Copy everything in the data below exactly except the pictures.
>> start
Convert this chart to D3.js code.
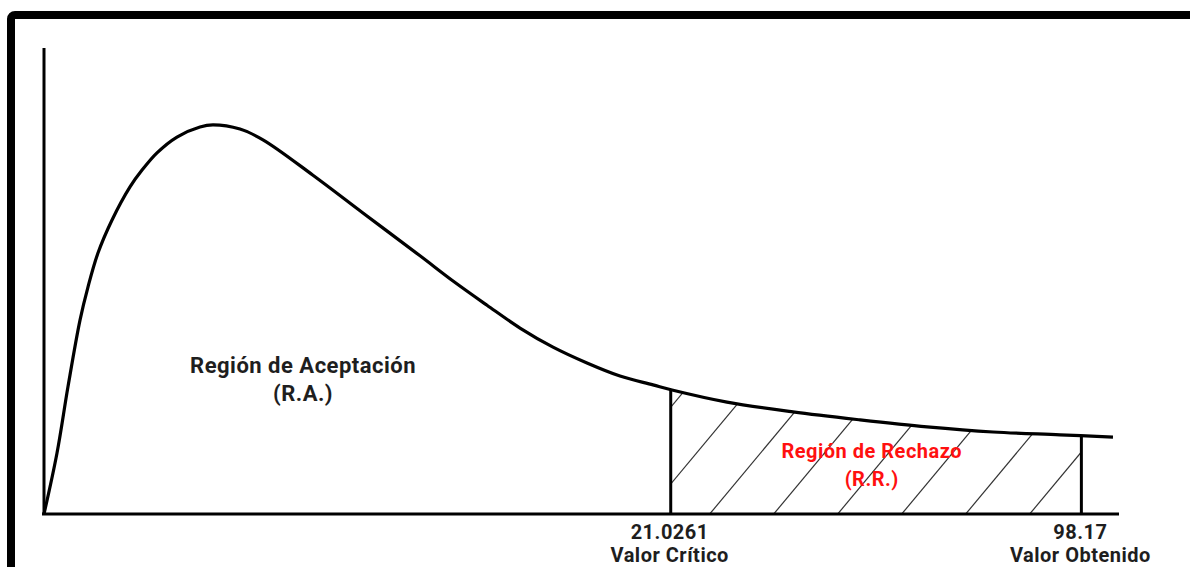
<!DOCTYPE html>
<html>
<head>
<meta charset="utf-8">
<script src="https://cdn.jsdelivr.net/npm/d3@7"></script>
<style>
  html, body { margin: 0; padding: 0; background: #fff; overflow: hidden; }
  text { font-family: Roboto, "Noto Sans", sans-serif; font-weight: 700; }
</style>
</head>
<body>
<div id="chart"></div>
<script>
// curve (schematic chi-square shape), x and y in relative units 0..100
const curveX = [0, 1.21, 2.23, 3.35, 4.09, 5.02, 6.33, 8.0, 9.12, 10.51, 12.37, 14.51, 15.72,
  18.23, 20.37, 25.02, 29.67, 34.98, 38.05, 41.21, 44.28, 47.35, 50.51, 53.58, 56.65, 58.42,
  63.53, 69.67, 75.91, 82.14, 88.28, 94.51, 99.44];
const curveY = [0, 13.1, 27.3, 41.6, 48.7, 56.0, 63.1, 70.2, 73.8, 77.5, 80.9, 83.05, 83.5,
  82.6, 80.3, 72.7, 64.6, 55.4, 50.0, 44.8, 39.9, 35.8, 32.4, 29.6, 27.7, 26.6,
  24.0, 21.9, 20.2, 18.7, 17.6, 17.0, 16.5];

// marked positions on the axis
const markPos = [58.3, 96.5];
const markValues = ["21.0261", "98.17"];
const markNames = ["Valor Crítico", "Valor Obtenido"];

// region labels
const regionLabels = [
  { lines: ["Región de Aceptación", "(R.A.)"], x: 24.1, y: 30.3, color: "#1e1e1e", size: 22 },
  { lines: ["Región de Rechazo", "(R.R.)"], x: 77.0, y: 12.0, color: "#ff1010", size: 20 }
];

const width = 1190, height = 567;

const svg = d3.select("#chart").append("svg")
  .attr("width", width)
  .attr("height", height);

// frame (only top and left edges are inside the picture)
svg.append("rect")
  .attr("x", 11).attr("y", 15)
  .attr("width", 1400).attr("height", 800)
  .attr("rx", 4)
  .attr("fill", "none")
  .attr("stroke", "#000")
  .attr("stroke-width", 8);

const x = d3.scaleLinear().domain([0, 100]).range([44, 1119]);
const y = d3.scaleLinear().domain([0, 100]).range([514, 48]);

const pts = curveX.map((d, i) => [d, curveY[i]]);
const smooth = d3.curveCatmullRom.alpha(0.5);

const line = d3.line()
  .x(d => x(d[0]))
  .y(d => y(d[1]))
  .curve(smooth);

// rejection region clip
const rr = pts.filter(d => d[0] > markPos[0] && d[0] < markPos[1]);
const yAt = v => {
  const i = d3.bisector(d => d[0]).left(pts, v);
  const a = pts[i - 1], b = pts[i];
  return a[1] + (b[1] - a[1]) * (v - a[0]) / (b[0] - a[0]);
};
const rrPts = [[markPos[0], yAt(markPos[0])], ...rr, [markPos[1], yAt(markPos[1])]];

const area = d3.area()
  .x(d => x(d[0]))
  .y0(y(0))
  .y1(d => y(d[1]))
  .curve(d3.curveMonotoneX);

svg.append("clipPath").attr("id", "rr-clip")
  .append("path").attr("d", area(rrPts));

// hatching
const hatchStep = 64, slope = 1.2, hatchLen = 300;
const x0 = x(markPos[0]) + 39;
const hatchStarts = d3.range(x0 - hatchStep * 3, x(markPos[1]) + hatchStep, hatchStep);
svg.append("g")
  .attr("clip-path", "url(#rr-clip)")
  .selectAll("line")
  .data(hatchStarts)
  .join("line")
  .attr("x1", d => d)
  .attr("y1", y(0))
  .attr("x2", d => d + hatchLen / slope)
  .attr("y2", y(0) - hatchLen)
  .attr("stroke", "#333")
  .attr("stroke-width", 1.2);

// axes
svg.append("line")
  .attr("x1", x(0)).attr("x2", x(0))
  .attr("y1", y(0) + 1).attr("y2", y(100))
  .attr("stroke", "#000").attr("stroke-width", 3);
svg.append("line")
  .attr("x1", x(0) - 2).attr("x2", x(100))
  .attr("y1", y(0)).attr("y2", y(0))
  .attr("stroke", "#000").attr("stroke-width", 3);

// vertical marks
svg.selectAll(".mark")
  .data(markPos)
  .join("line")
  .attr("class", "mark")
  .attr("x1", d => x(d)).attr("x2", d => x(d))
  .attr("y1", y(0)).attr("y2", d => y(yAt(d)))
  .attr("stroke", "#000").attr("stroke-width", 3);

// curve
svg.append("path")
  .attr("d", line(pts))
  .attr("fill", "none")
  .attr("stroke", "#000")
  .attr("stroke-width", 3.2);

// mark labels
const ml = svg.append("g").selectAll("g")
  .data(markPos)
  .join("g")
  .attr("transform", d => `translate(${x(d) - 1},0)`);
ml.append("text")
  .attr("y", 539)
  .attr("text-anchor", "middle")
  .attr("fill", "#1e1e1e")
  .style("font-size", "20px")
  .style("letter-spacing", "0.5px")
  .text((d, i) => markValues[i]);
ml.append("text")
  .attr("y", 562)
  .attr("text-anchor", "middle")
  .attr("fill", "#1e1e1e")
  .style("font-size", "20px")
  .style("letter-spacing", "0.5px")
  .text((d, i) => markNames[i]);

// region labels
regionLabels.forEach(r => {
  const t = svg.append("text")
    .attr("x", x(r.x))
    .attr("y", y(r.y))
    .attr("text-anchor", "middle")
    .attr("fill", r.color)
    .style("font-size", r.size + "px")
    .style("letter-spacing", "0.5px");
  r.lines.forEach((s, i) => {
    t.append("tspan")
      .attr("x", x(r.x))
      .attr("dy", i ? 28 : 0)
      .text(s);
  });
});
</script>
</body>
</html>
>> end
### RESULT FOR THIS EXERCISE
Convert this chart to D3.js code.
<!DOCTYPE html>
<html>
<head>
<meta charset="utf-8">
<script src="https://cdn.jsdelivr.net/npm/d3@7"></script>
<style>
  html, body { margin: 0; padding: 0; background: #fff; overflow: hidden; }
  text { font-family: Roboto, "Noto Sans", sans-serif; font-weight: 700; }
</style>
</head>
<body>
<div id="chart"></div>
<script>
// curve (schematic chi-square shape), x and y in relative units 0..100
const curveX = [0, 1.21, 2.23, 3.35, 4.09, 5.02, 6.33, 8.0, 9.12, 10.51, 12.37, 14.51, 15.72,
  18.23, 20.37, 25.02, 29.67, 34.98, 38.05, 41.21, 44.28, 47.35, 50.51, 53.58, 56.65, 58.42,
  63.53, 69.67, 75.91, 82.14, 88.28, 94.51, 99.44];
const curveY = [0, 13.1, 27.3, 41.6, 48.7, 56.0, 63.1, 70.2, 73.8, 77.5, 80.9, 83.05, 83.5,
  82.6, 80.3, 72.7, 64.6, 55.4, 50.0, 44.8, 39.9, 35.8, 32.4, 29.6, 27.7, 26.6,
  24.0, 21.9, 20.2, 18.7, 17.6, 17.0, 16.5];

// marked positions on the axis
const markPos = [58.3, 96.5];
const markValues = ["21.0261", "98.17"];
const markNames = ["Valor Crítico", "Valor Obtenido"];

// region labels
const regionLabels = [
  { lines: ["Región de Aceptación", "(R.A.)"], x: 24.1, y: 30.3, color: "#1e1e1e", size: 22 },
  { lines: ["Región de Rechazo", "(R.R.)"], x: 77.0, y: 12.0, color: "#ff1010", size: 20 }
];

const width = 1190, height = 567;

const svg = d3.select("#chart").append("svg")
  .attr("width", width)
  .attr("height", height);

// frame (only top and left edges are inside the picture)
svg.append("rect")
  .attr("x", 11).attr("y", 15)
  .attr("width", 1400).attr("height", 800)
  .attr("rx", 4)
  .attr("fill", "none")
  .attr("stroke", "#000")
  .attr("stroke-width", 8);

const x = d3.scaleLinear().domain([0, 100]).range([44, 1119]);
const y = d3.scaleLinear().domain([0, 100]).range([514, 48]);

const pts = curveX.map((d, i) => [d, curveY[i]]);
const smooth = d3.curveCatmullRom.alpha(0.5);

const line = d3.line()
  .x(d => x(d[0]))
  .y(d => y(d[1]))
  .curve(smooth);

// rejection region clip
const rr = pts.filter(d => d[0] > markPos[0] && d[0] < markPos[1]);
const yAt = v => {
  const i = d3.bisector(d => d[0]).left(pts, v);
  const a = pts[i - 1], b = pts[i];
  return a[1] + (b[1] - a[1]) * (v - a[0]) / (b[0] - a[0]);
};
const rrPts = [[markPos[0], yAt(markPos[0])], ...rr, [markPos[1], yAt(markPos[1])]];

const area = d3.area()
  .x(d => x(d[0]))
  .y0(y(0))
  .y1(d => y(d[1]))
  .curve(d3.curveMonotoneX);

svg.append("clipPath").attr("id", "rr-clip")
  .append("path").attr("d", area(rrPts));

// hatching
const hatchStep = 64, slope = 1.2, hatchLen = 300;
const x0 = x(markPos[0]) + 39;
const hatchStarts = d3.range(x0 - hatchStep * 3, x(markPos[1]) + hatchStep, hatchStep);
svg.append("g")
  .attr("clip-path", "url(#rr-clip)")
  .selectAll("line")
  .data(hatchStarts)
  .join("line")
  .attr("x1", d => d)
  .attr("y1", y(0))
  .attr("x2", d => d + hatchLen / slope)
  .attr("y2", y(0) - hatchLen)
  .attr("stroke", "#333")
  .attr("stroke-width", 1.2);

// axes
svg.append("line")
  .attr("x1", x(0)).attr("x2", x(0))
  .attr("y1", y(0) + 1).attr("y2", y(100))
  .attr("stroke", "#000").attr("stroke-width", 3);
svg.append("line")
  .attr("x1", x(0) - 2).attr("x2", x(100))
  .attr("y1", y(0)).attr("y2", y(0))
  .attr("stroke", "#000").attr("stroke-width", 3);

// vertical marks
svg.selectAll(".mark")
  .data(markPos)
  .join("line")
  .attr("class", "mark")
  .attr("x1", d => x(d)).attr("x2", d => x(d))
  .attr("y1", y(0)).attr("y2", d => y(yAt(d)))
  .attr("stroke", "#000").attr("stroke-width", 3);

// curve
svg.append("path")
  .attr("d", line(pts))
  .attr("fill", "none")
  .attr("stroke", "#000")
  .attr("stroke-width", 3.2);

// mark labels
const ml = svg.append("g").selectAll("g")
  .data(markPos)
  .join("g")
  .attr("transform", d => `translate(${x(d) - 1},0)`);
ml.append("text")
  .attr("y", 539)
  .attr("text-anchor", "middle")
  .attr("fill", "#1e1e1e")
  .style("font-size", "20px")
  .style("letter-spacing", "0.5px")
  .text((d, i) => markValues[i]);
ml.append("text")
  .attr("y", 562)
  .attr("text-anchor", "middle")
  .attr("fill", "#1e1e1e")
  .style("font-size", "20px")
  .style("letter-spacing", "0.5px")
  .text((d, i) => markNames[i]);

// region labels
regionLabels.forEach(r => {
  const t = svg.append("text")
    .attr("x", x(r.x))
    .attr("y", y(r.y))
    .attr("text-anchor", "middle")
    .attr("fill", r.color)
    .style("font-size", r.size + "px")
    .style("letter-spacing", "0.5px");
  r.lines.forEach((s, i) => {
    t.append("tspan")
      .attr("x", x(r.x))
      .attr("dy", i ? 28 : 0)
      .text(s);
  });
});
</script>
</body>
</html>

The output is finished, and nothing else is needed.